If Vision Zero is the destination, higher speeds are slowing us down.
A new IIHS study shows that increases in speed limits over two decades have cost 33,000 lives in the U.S. In 2013 alone, the increases resulted in 1,900 additional deaths, essentially canceling out the number of lives saved by frontal airbags that year.
“Although fatality rates fell during the study period, they would have been much lower if not for states’ decisions to raise speed limits,” says Charles Farmer, IIHS vice president for research and statistical services and the author of the study.
Maximum speed limits are set by the states, and they have been on the rise since 1995. However, during most of the 1970s and 1980s, the threat of financial penalties held state speed limits to 55 mph.
In 1973, Congress required that states adopt 55 mph as their maximum speed limit in order to receive their share of highway funds. Concerns over fuel availability, rather than safety, had prompted Congress to pass the measure, known as the National Maximum Speed Limit, but the most dramatic result was a decrease in fatalities.
In 1987, with energy concerns fading, Congress relaxed the restriction, allowing states to increase speed limits to 65 mph on rural interstates. The law was completely repealed in 1995.
Proponents of raising the speed limit often argue that such increases simply bring the law in line with reality, since most drivers exceed the limit.
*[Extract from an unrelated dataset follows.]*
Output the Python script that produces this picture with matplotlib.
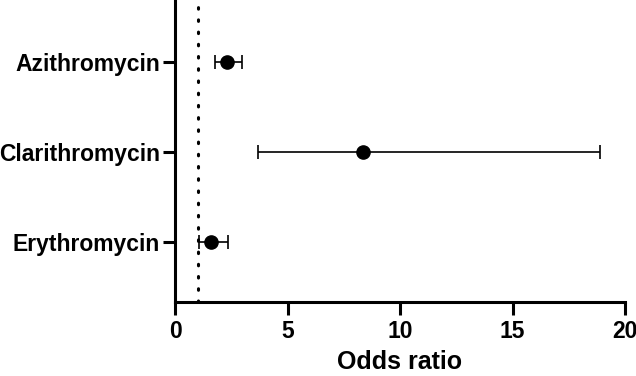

Once the limit is raised, however, drivers go even faster.
Not surprisingly, Institute researchers found that travel speeds increased following the repeal of the National Maximum Speed Limit (see Status Report special issue: speed, Jan. 31, 2008). They also found that fatalities went up, first on rural interstates with the law’s partial repeal and later on all interstates after the full repeal (see “Deaths go up on interstate highways where higher speed limits are posted,” Jan. 16, 1999).
The increases have continued apace. Today, six states have 80 mph limits, and drivers in Texas can legally drive 85 mph on some roads.
The new study looked at the effect of all speed limit increases from 1993 to 2013 in 41 states. Nine states and the District of Columbia were excluded because they had relatively few vehicle miles traveled each year, leading to wide fluctuations in their annual fatality rates.
Farmer looked at deaths per billion miles traveled by state and roadway type. Taking into account other factors that affected the fatality rate — including changes in unemployment, the number of potential young drivers (ages 16-24) and per capita alcohol consumption — he found that each 5 mph increase in the maximum speed limit resulted in a 4 percent increase in fatalities. The increase on interstates and freeways, the roads most affected by state maximums, was 8 percent.
Comparing the annual number of fatalities in the 41 states with the number that would have been expected if each state’s maximum speed limit had remained unchanged since 1993, Farmer arrived at the estimate of 33,000 additional fatalities over the 20-year period. That number is approximately equal to the nationwide annual tally of fatalities during recent years.
As large a number as it is, 33,000 is likely an underestimate, Farmer says. In his analysis, he considered only increases in the maximum speed limit, which often applies only to rural interstates, but many states also increased speed limits on urban interstates. Other states increased speed limits on one section of road and later extended the higher limit to other sections. Those subsequent changes weren’t factored in.
The study doesn’t include the increases of the past three years. In 2013, only Texas and Utah had limits above 75 mph. Five more have joined that club since then, and others have abandoned 65 mph limits for 70 mph.
“Since 2013, speeds have only become more extreme, and the trend shows no sign of abating,” Farmer notes. “We hope state lawmakers will keep in mind the deadly consequences of higher speeds when they consider raising limits.”